### Dataset content
-- Begin --

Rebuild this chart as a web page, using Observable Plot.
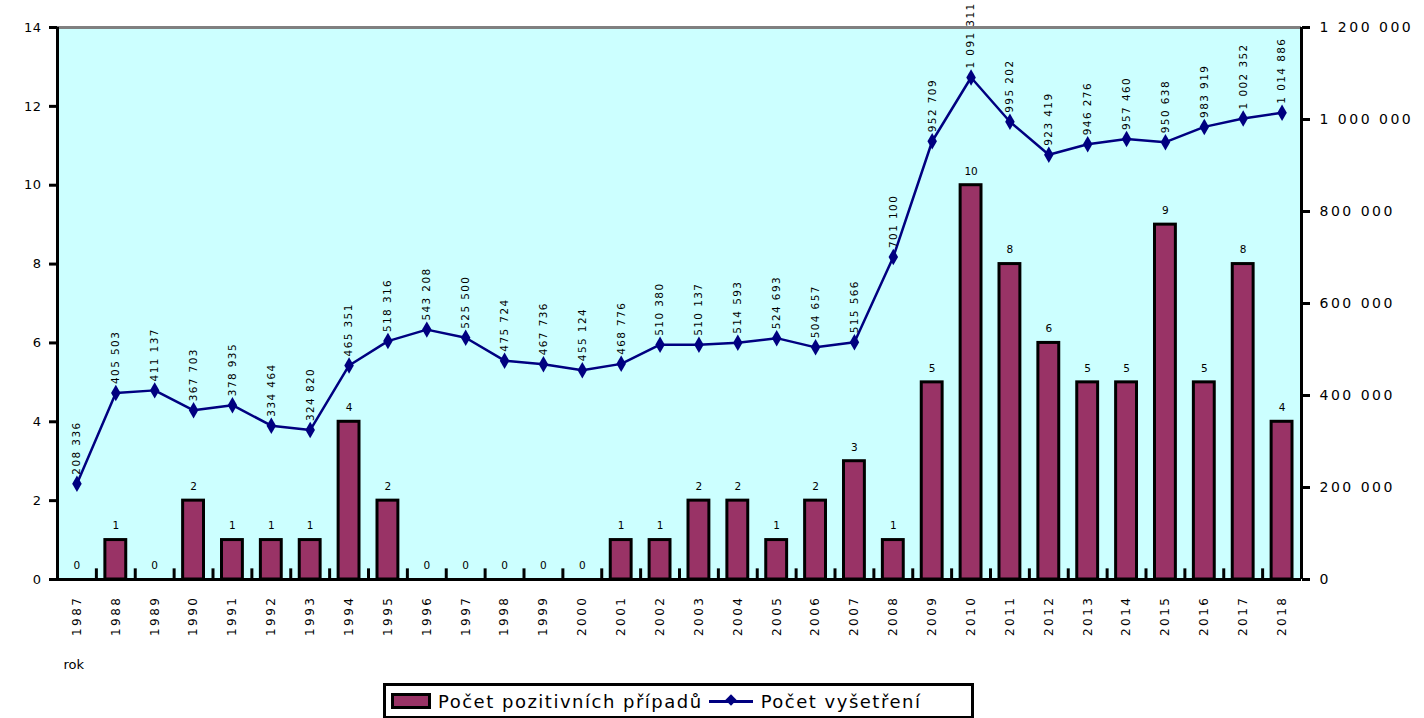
<!DOCTYPE html>
<html>
<head>
<meta charset="utf-8">
<script src="https://cdn.jsdelivr.net/npm/d3@7"></script>
<script src="https://cdn.jsdelivr.net/npm/@observablehq/plot@0.6"></script>
<style>
  body { margin: 0; background: white; font-family: "DejaVu Sans", Verdana, sans-serif; }
  #chart { position: relative; width: 1424px; height: 680px; }
  #legend {
    position: absolute; left: 383px; top: 683px; width: 591px; height: 36px;
    border: 3px solid black; box-sizing: border-box; background: white;
    display: flex; align-items: center; font-size: 18px; letter-spacing: 1.5px; color: #000; white-space: nowrap;
  }
  .sw { width: 34px; height: 10px; background: #993366; border: 3px solid black; margin-left: 5px; margin-right: 7px; flex: none; }
  .ln { position: relative; width: 44px; height: 3px; background: #000080; margin-left: 6px; margin-right: 8px; flex: none; }
  .ln::after { content: ""; position: absolute; left: 18px; top: -4px; width: 8px; height: 8px; background: #000080; transform: rotate(45deg); }
</style>
</head>
<body>
<div id="chart"></div>
<div id="legend"><div class="sw"></div><span>Počet pozitivních případů</span><div class="ln"></div><span>Počet vyšetření</span></div>
<script>
const years = ["1987","1988","1989","1990","1991","1992","1993","1994","1995","1996","1997","1998","1999","2000","2001","2002","2003","2004","2005","2006","2007","2008","2009","2010","2011","2012","2013","2014","2015","2016","2017","2018"];
const positives = [0,1,0,2,1,1,1,4,2,0,0,0,0,0,1,1,2,2,1,2,3,1,5,10,8,6,5,5,9,5,8,4];
const examinations = [208336,405503,411137,367703,378935,334464,324820,465351,518316,543208,525500,475724,467736,455124,468776,510380,510137,514593,524693,504657,515566,701100,952709,1091311,995202,923419,946276,957460,950638,983919,1002352,1014886];
const leftTicks = [0,2,4,6,8,10,12,14];
const rightTicks = [0,200000,400000,600000,800000,1000000,1200000];
const rightMax = 1200000, leftMax = 14;

const data = years.map((year, i) => ({year, pos: positives[i], exam: examinations[i]}));
const toLeft = v => v * leftMax / rightMax;
const fmt = v => d3.format(",")(v).replace(/,/g, " ");

const W = 1424, mL = 57, mR = 123;
const half = (W - mL - mR) / years.length / 2;

const chart = Plot.plot({
  width: W, height: 680,
  marginTop: 27, marginBottom: 101, marginLeft: mL, marginRight: mR,
  style: {fontFamily: "DejaVu Sans, Verdana, sans-serif", fontSize: "11px", background: "white", color: "black"},
  x: {type: "band", domain: years, padding: 0, round: false},
  y: {domain: [0, leftMax]},
  marks: [
    Plot.frame({fill: "#CCFFFF", stroke: null}),
    Plot.ruleY([leftMax], {stroke: "#808080", strokeWidth: 3}),
    Plot.barY(data, {x: "year", y: "pos", fill: "#993366", stroke: "black", strokeWidth: 3, insetLeft: 9, insetRight: 9}),
    Plot.text(data, {x: "year", y: "pos", text: d => String(d.pos), dy: -14, fontSize: 10.5}),
    Plot.line(data, {x: "year", y: d => toLeft(d.exam), stroke: "#000080", strokeWidth: 2.5}),
    Plot.dot(data, {x: "year", y: d => toLeft(d.exam), symbol: "diamond", fill: "#000080", r: 5}),
    Plot.text(data, {x: "year", y: d => toLeft(d.exam), text: d => fmt(d.exam), rotate: -90, textAnchor: "start", dy: -9, fontSize: 10.5}),
    Plot.ruleX(years, {dx: -half, y1: 0, y2: 0.27, stroke: "black", strokeWidth: 3}),
    Plot.ruleX([years[0]], {dx: -half, stroke: "black", strokeWidth: 3, y1: 0, y2: leftMax}),
    Plot.ruleX([years[years.length - 1]], {dx: half, stroke: "black", strokeWidth: 3, y1: 0, y2: leftMax}),
    Plot.ruleY([0], {stroke: "black", strokeWidth: 3}),
    Plot.axisY({anchor: "left", ticks: leftTicks, tickSize: 8, tickPadding: 8, fontSize: 13, strokeWidth: 3, label: null}),
    Plot.axisY({anchor: "right", ticks: rightTicks.map(toLeft), tickFormat: v => fmt(Math.round(v * rightMax / leftMax)), tickSize: 8, tickPadding: 10, fontSize: 14, strokeWidth: 3, label: null}),
    Plot.axisX({anchor: "bottom", tickRotate: -90, tickSize: 0, tickPadding: 16, fontSize: 12, label: null}),
    Plot.text(["rok"], {frameAnchor: "bottom-left", text: d => d, dx: 6, dy: 89, textAnchor: "start", fontSize: 13})
  ]
});
const textGroups = chart.querySelectorAll('g[aria-label="text"]');
if (textGroups[1]) textGroups[1].style.letterSpacing = "1.4px";
const yLabels = chart.querySelectorAll('g[aria-label="y-axis tick label"]');
if (yLabels[1]) yLabels[1].style.letterSpacing = "2.5px";
if (yLabels[0]) yLabels[0].style.letterSpacing = "0.5px";
const xLabels = chart.querySelector('g[aria-label="x-axis tick label"]');
if (xLabels) xLabels.style.letterSpacing = "2.5px";
document.getElementById("chart").appendChild(chart);
</script>
</body>
</html>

-- End --

### Exercise description
Ignore the images and quote every line of the listing exactly.

### Correct response
Rebuild this chart as a web page, using Observable Plot.
<!DOCTYPE html>
<html>
<head>
<meta charset="utf-8">
<script src="https://cdn.jsdelivr.net/npm/d3@7"></script>
<script src="https://cdn.jsdelivr.net/npm/@observablehq/plot@0.6"></script>
<style>
  body { margin: 0; background: white; font-family: "DejaVu Sans", Verdana, sans-serif; }
  #chart { position: relative; width: 1424px; height: 680px; }
  #legend {
    position: absolute; left: 383px; top: 683px; width: 591px; height: 36px;
    border: 3px solid black; box-sizing: border-box; background: white;
    display: flex; align-items: center; font-size: 18px; letter-spacing: 1.5px; color: #000; white-space: nowrap;
  }
  .sw { width: 34px; height: 10px; background: #993366; border: 3px solid black; margin-left: 5px; margin-right: 7px; flex: none; }
  .ln { position: relative; width: 44px; height: 3px; background: #000080; margin-left: 6px; margin-right: 8px; flex: none; }
  .ln::after { content: ""; position: absolute; left: 18px; top: -4px; width: 8px; height: 8px; background: #000080; transform: rotate(45deg); }
</style>
</head>
<body>
<div id="chart"></div>
<div id="legend"><div class="sw"></div><span>Počet pozitivních případů</span><div class="ln"></div><span>Počet vyšetření</span></div>
<script>
const years = ["1987","1988","1989","1990","1991","1992","1993","1994","1995","1996","1997","1998","1999","2000","2001","2002","2003","2004","2005","2006","2007","2008","2009","2010","2011","2012","2013","2014","2015","2016","2017","2018"];
const positives = [0,1,0,2,1,1,1,4,2,0,0,0,0,0,1,1,2,2,1,2,3,1,5,10,8,6,5,5,9,5,8,4];
const examinations = [208336,405503,411137,367703,378935,334464,324820,465351,518316,543208,525500,475724,467736,455124,468776,510380,510137,514593,524693,504657,515566,701100,952709,1091311,995202,923419,946276,957460,950638,983919,1002352,1014886];
const leftTicks = [0,2,4,6,8,10,12,14];
const rightTicks = [0,200000,400000,600000,800000,1000000,1200000];
const rightMax = 1200000, leftMax = 14;

const data = years.map((year, i) => ({year, pos: positives[i], exam: examinations[i]}));
const toLeft = v => v * leftMax / rightMax;
const fmt = v => d3.format(",")(v).replace(/,/g, " ");

const W = 1424, mL = 57, mR = 123;
const half = (W - mL - mR) / years.length / 2;

const chart = Plot.plot({
  width: W, height: 680,
  marginTop: 27, marginBottom: 101, marginLeft: mL, marginRight: mR,
  style: {fontFamily: "DejaVu Sans, Verdana, sans-serif", fontSize: "11px", background: "white", color: "black"},
  x: {type: "band", domain: years, padding: 0, round: false},
  y: {domain: [0, leftMax]},
  marks: [
    Plot.frame({fill: "#CCFFFF", stroke: null}),
    Plot.ruleY([leftMax], {stroke: "#808080", strokeWidth: 3}),
    Plot.barY(data, {x: "year", y: "pos", fill: "#993366", stroke: "black", strokeWidth: 3, insetLeft: 9, insetRight: 9}),
    Plot.text(data, {x: "year", y: "pos", text: d => String(d.pos), dy: -14, fontSize: 10.5}),
    Plot.line(data, {x: "year", y: d => toLeft(d.exam), stroke: "#000080", strokeWidth: 2.5}),
    Plot.dot(data, {x: "year", y: d => toLeft(d.exam), symbol: "diamond", fill: "#000080", r: 5}),
    Plot.text(data, {x: "year", y: d => toLeft(d.exam), text: d => fmt(d.exam), rotate: -90, textAnchor: "start", dy: -9, fontSize: 10.5}),
    Plot.ruleX(years, {dx: -half, y1: 0, y2: 0.27, stroke: "black", strokeWidth: 3}),
    Plot.ruleX([years[0]], {dx: -half, stroke: "black", strokeWidth: 3, y1: 0, y2: leftMax}),
    Plot.ruleX([years[years.length - 1]], {dx: half, stroke: "black", strokeWidth: 3, y1: 0, y2: leftMax}),
    Plot.ruleY([0], {stroke: "black", strokeWidth: 3}),
    Plot.axisY({anchor: "left", ticks: leftTicks, tickSize: 8, tickPadding: 8, fontSize: 13, strokeWidth: 3, label: null}),
    Plot.axisY({anchor: "right", ticks: rightTicks.map(toLeft), tickFormat: v => fmt(Math.round(v * rightMax / leftMax)), tickSize: 8, tickPadding: 10, fontSize: 14, strokeWidth: 3, label: null}),
    Plot.axisX({anchor: "bottom", tickRotate: -90, tickSize: 0, tickPadding: 16, fontSize: 12, label: null}),
    Plot.text(["rok"], {frameAnchor: "bottom-left", text: d => d, dx: 6, dy: 89, textAnchor: "start", fontSize: 13})
  ]
});
const textGroups = chart.querySelectorAll('g[aria-label="text"]');
if (textGroups[1]) textGroups[1].style.letterSpacing = "1.4px";
const yLabels = chart.querySelectorAll('g[aria-label="y-axis tick label"]');
if (yLabels[1]) yLabels[1].style.letterSpacing = "2.5px";
if (yLabels[0]) yLabels[0].style.letterSpacing = "0.5px";
const xLabels = chart.querySelector('g[aria-label="x-axis tick label"]');
if (xLabels) xLabels.style.letterSpacing = "2.5px";
document.getElementById("chart").appendChild(chart);
</script>
</body>
</html>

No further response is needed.